About 500 onboard boat in distress in Mediterranean, NGO says

About 500 refugees and migrants are onboard a boat in distress in the Mediterranean Sea after departing Libya for Europe, humanitarian organisations say.

Italian NGO Emergency said on Wednesday that the vessel – which has 45 women and 56 children on it, including a baby born overnight at sea – was taking on water.It said its rescue vessel Life Support was heading towards the boat but needed another 10 hours to reach the location in Maltese waters.

The nationalities of those onboard remain unknown.

“It’s a race against time in an attempt to save as many lives as possible,” Albert Mayordomo, head of mission on the Life Support, said in a statement sent to Al Jazeera. “The absence of coordination on the part of the authorities is a grave violation of the law of the sea.”

Emergency said it had contacted Maltese authorities, in line with maritime procedures, but had received no response since Tuesday when the vessel was flagged by Alarm Phone, a non-governmental organisation that relays distress calls from the Mediterranean to emergency services.Emergency said it also had forwarded a request for assistance to the Italian Maritime Rescue Coordination Center, which responded by saying that the case falls under the mandate of Maltese authorities.

The Maltese coastguard did not respond to Al Jazeera’s requests for comment while Italian authorities declined to comment.

Paolo Fusarini, captain of Life Support, said his crew was preparing for a difficult night-time rescue.

“Weather conditions are not favourable,” he said in a statement sent to Al Jazeera. “We are going towards waves of 1.5 meters that will make the operation more difficult.”

Fusarini said he was not too hopeful of reaching the location in time and feared that many people would drown before Life Support gets there.

On Tuesday, Alarm Phone said local authorities had been informed of the boat’s presence without specifying whether they were Maltese or Italian officials.

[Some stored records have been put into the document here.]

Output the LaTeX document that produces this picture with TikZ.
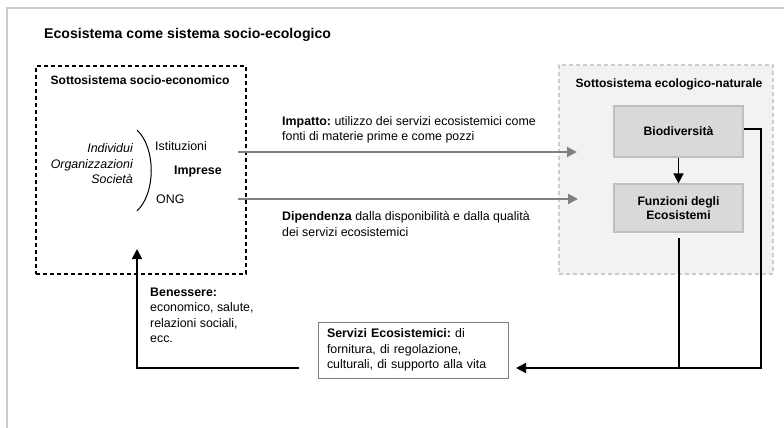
\documentclass[tikz,border=0pt]{standalone}
\usepackage{fontspec}
\setmainfont{Liberation Sans}
\usetikzlibrary{arrows.meta}
\frenchspacing
\definecolor{framegray}{HTML}{CCCCCC}
\definecolor{ecofill}{HTML}{F2F2F2}
\definecolor{ecoborder}{HTML}{CDCDCD}
\definecolor{boxfill}{HTML}{D9D9D9}
\definecolor{boxborder}{HTML}{BFBFBF}
\definecolor{arrowgray}{HTML}{808080}
\begin{document}
\begin{tikzpicture}[x=1pt,y=-1pt,
  body/.style={font=\fontsize{12.4}{15.5}\selectfont\frenchspacing, inner sep=0pt},
  titletext/.style={font=\fontsize{14.1}{17}\selectfont\bfseries, inner sep=0pt},
  headtext/.style={font=\fontsize{12.1}{15}\selectfont\bfseries, inner sep=0pt},
  graybox/.style={draw=boxborder, fill=boxfill, line width=1.2pt, minimum width=129pt, font=\fontsize{12.2}{14.5}\selectfont\bfseries, align=center},
  grayarrow/.style={draw=arrowgray, line width=2pt, -{Triangle[length=10pt,width=10pt]}},
  blackarrow/.style={draw=black, line width=1.6pt, -{Triangle[length=10pt,width=10pt]}},
  blackline/.style={draw=black, line width=1.6pt}
]
\useasboundingbox (0,0) rectangle (784,428);
% outer frame
\draw[framegray, line width=1.5pt] (7,428) -- (7,8) -- (784,8);

\node[titletext, anchor=west] (title) at (44,35) {Ecosistema come sistema socio-ecologico};

% socio-economic subsystem
\node[draw=black, dashed, dash pattern=on 4pt off 3pt, line width=1.3pt, minimum width=210pt, minimum height=208pt, inner sep=0pt] (soc) at (141,170) {};
\node[headtext] (soctitle) at (140,80) {Sottosistema socio-economico};
\node[body, font=\fontsize{12.4}{15.5}\selectfont\itshape, anchor=east, align=right] (ind) at (133,164) {Individui\\Organizzazioni\\Società};
\draw[line width=1pt] (137,130) .. controls (156,148) and (156,193) .. (137,211) coordinate (brk);
\node[body, anchor=west] (ist) at (155,146) {Istituzioni};
\node[body, font=\fontsize{12.4}{15}\selectfont\bfseries, anchor=west] (imp) at (174,172) {Imprese};
\node[body, anchor=west] (ong) at (156,199) {ONG};

% ecological subsystem
\node[draw=ecoborder, fill=ecofill, dashed, dash pattern=on 4pt off 3pt, line width=1.2pt, minimum width=214pt, minimum height=209pt, inner sep=0pt] (eco) at (666,169.5) {};
\node[headtext] (ecotitle) at (669,84) {Sottosistema ecologico-naturale};
\node[graybox, minimum height=51pt] (bio) at (678.5,131.5) {Biodiversità};
\node[graybox, minimum height=48pt] (fun) at (678.5,208) {Funzioni degli\\Ecosistemi};

% services box
\node[draw=arrowgray, fill=white, line width=1pt, minimum width=190pt, minimum height=56pt, text width=172pt, inner xsep=9pt, align=left, font=\fontsize{12.4}{15.5}\selectfont\frenchspacing] (serv) at (413,350) {\textbf{Servizi Ecosistemici:} di\\fornitura, di regolazione,\\culturali, di supporto alla vita};

% gray arrows
\coordinate (a1s) at (238,152);
\coordinate (a1e) at (577,152);
\coordinate (a2s) at (238,199);
\coordinate (a2e) at (578,199);
\draw[grayarrow] (a1s) -- (a1e);
\draw[grayarrow] (a2s) -- (a2e);
\node[body, anchor=west, align=left] (impatto) at (282,130) {\textbf{Impatto:} utilizzo dei servizi ecosistemici come\\fonti di materie prime e come pozzi};
\node[body, anchor=west, align=left] (dip) at (282,224) {\textbf{Dipendenza} dalla disponibilità e dalla qualità\\dei servizi ecosistemici};

% black connectors
\draw[blackarrow] (bio) -- (fun);
\coordinate (c1) at (761,129);
\coordinate (c2) at (761,368);
\coordinate (stip) at (516,368);
\draw[blackarrow] (bio.east |- c1) -- (c1) -- (c2) -- (stip);
\coordinate (fstart) at (679,238);
\draw[blackline] (fstart) -- (fstart |- c2);
\coordinate (l1) at (299,368);
\coordinate (l2) at (137,368);
\coordinate (ltip) at (137,249);
\draw[blackarrow] (l1) -- (l2) -- (ltip);

\node[body, anchor=west, align=left] (ben) at (150,315.5) {\textbf{Benessere:}\\economico, salute,\\relazioni sociali,\\ecc.};
\end{tikzpicture}
\end{document}
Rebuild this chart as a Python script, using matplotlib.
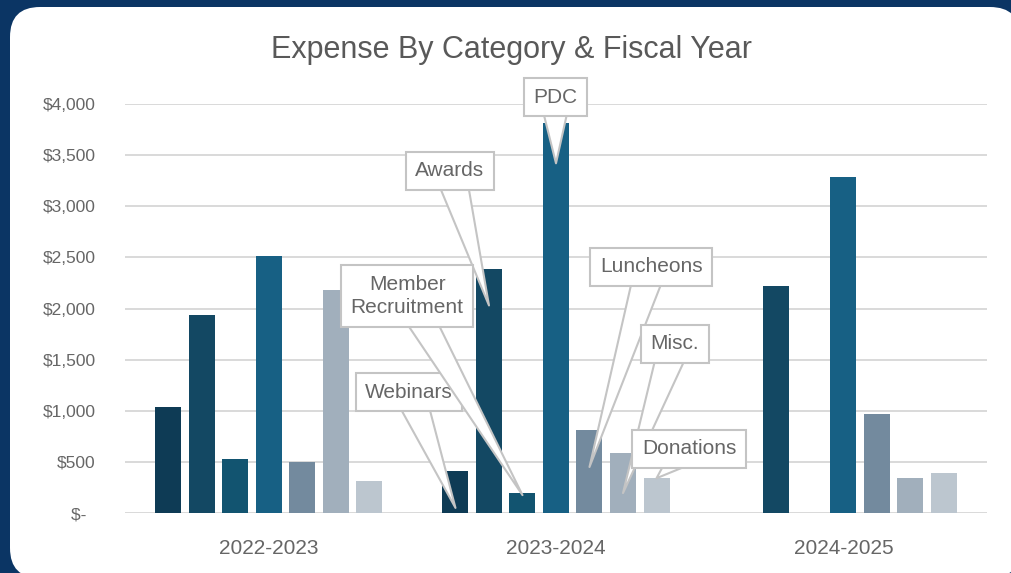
import numpy as np
import matplotlib.pyplot as plt
from matplotlib.patches import FancyBboxPatch
from matplotlib.ticker import FuncFormatter

years = ['2022-2023', '2023-2024', '2024-2025']
categories = ['Webinars', 'Awards', 'Member\nRecruitment', 'PDC', 'Luncheons', 'Misc.', 'Donations']

webinars = [1040, 415, 0]
awards = [1935, 2390, 2220]
member_recruitment = [525, 200, 0]
pdc = [2515, 3810, 3290]
luncheons = [500, 810, 965]
misc = [2180, 585, 340]
donations = [315, 340, 390]
series = [webinars, awards, member_recruitment, pdc, luncheons, misc, donations]

colors = ['#0e3b55', '#134863', '#125470', '#176084', '#738a9e', '#a1afbc', '#bcc6cf']

# callouts sit on the 2023-2024 bars: value where the pointer ends, text position
callout_tip = [50, 2030, 175, 3420, 450, 195, 340]
callout_text = [(0.489, 1183), (0.631, 3345), (0.482, 2122), (0.997, 4068),
                (1.331, 2406), (1.414, 1653), (1.463, 626)]

plt.rcParams['font.family'] = ['Liberation Sans', 'DejaVu Sans']

fig = plt.figure(figsize=(10.12, 5.73), dpi=100, facecolor='#0b3564')
panel = FancyBboxPatch((0.10, -0.05), 10.1, 5.71, boxstyle='round,pad=0,rounding_size=0.3',
                       transform=fig.dpi_scale_trans, fc='white', ec='none', zorder=-10)
fig.patches.append(panel)

ax = fig.add_axes([0.1235, 0.1047, 0.9753 - 0.1235, 0.8185 - 0.1047])
ax.set_facecolor('none')

x = np.arange(len(years))
step = 0.1166
width = 0.0905
for j, vals in enumerate(series):
    ax.bar(x + (j - 3) * step, vals, width, color=colors[j], zorder=3)

ax.set_xlim(-0.5, 2.5)
ax.set_ylim(0, 4000)
ax.set_yticks(range(0, 4001, 500))
ax.yaxis.set_major_formatter(FuncFormatter(lambda v, p: '$-  ' if v == 0 else '${:,.0f}'.format(v)))
ax.set_xticks(x)
ax.set_xticklabels(years)
ax.tick_params(axis='both', length=0, colors='#666666')
ax.tick_params(axis='y', labelsize=12.5, pad=21)
ax.tick_params(axis='x', labelsize=15, pad=19)
ax.grid(axis='y', color='#d9d9d9', linewidth=1.4, zorder=0)
for s in ax.spines.values():
    s.set_visible(False)

# wedge starts at the text centre; the box is drawn over its wide end
for j, name in enumerate(categories):
    ax.annotate(name, xy=(1 + (j - 3) * step, callout_tip[j]), xytext=callout_text[j],
                ha='center', va='center', fontsize=15, color='#666666', annotation_clip=False,
                linespacing=1.3, zorder=5,
                bbox=dict(boxstyle='square,pad=0.45', fc='white', ec='#c4c4c4', lw=1.5),
                arrowprops=dict(arrowstyle='wedge,tail_width=1.5,shrink_factor=0.5',
                                fc='white', ec='#c4c4c4', lw=1.5, patchA=None,
                                shrinkA=0, shrinkB=0))

fig.text(0.505, 0.912, 'Expense By Category & Fiscal Year', ha='center', va='center',
         fontsize=22, color='#595959')

fig.savefig('out.png', dpi=100, facecolor=fig.get_facecolor())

Shortly after, German NGO Sea-Watch said it had sent its light observation aircraft, Sea Bird, to locate the vessel.

On Wednesday, Alarm Phone said it had lost contact with the boat.

“We lost contact this morning, after we continuously alerted & updated the authorities in #Malta and #Italy,” it said. “500 people cannot simply disappear!”

Sea-Watch was unable to locate the boat and said in a tweet, “The fact that the Maltese sea rescue coordination center ignored our calls is unacceptable. We demand immediate clarification.”‘Italy delays, Malta ignores’
This month, the European Council on Refugees and Exiles, a European network of 105 NGOs in 39 European countries, summed up the situation at play in the Mediterranean: “Italy delays, Malta ignores, Tunisia and Libya pull back and abuse.”

“The Italian authorities continue the policy of assigning distant ports to NGO rescue vessels for the disembarkation of survivors,” it said. “Malta failed to rescue more than 7,000 people in distress in the country’s SAR [search and rescue] zone in 2022 and reports of non-response tactics continue to mount.”

On January 2, the Italian government passed legislation requiring captains of rescue ships to request a port immediately after a rescue rather than continuing at sea and assisting with multiple distress calls.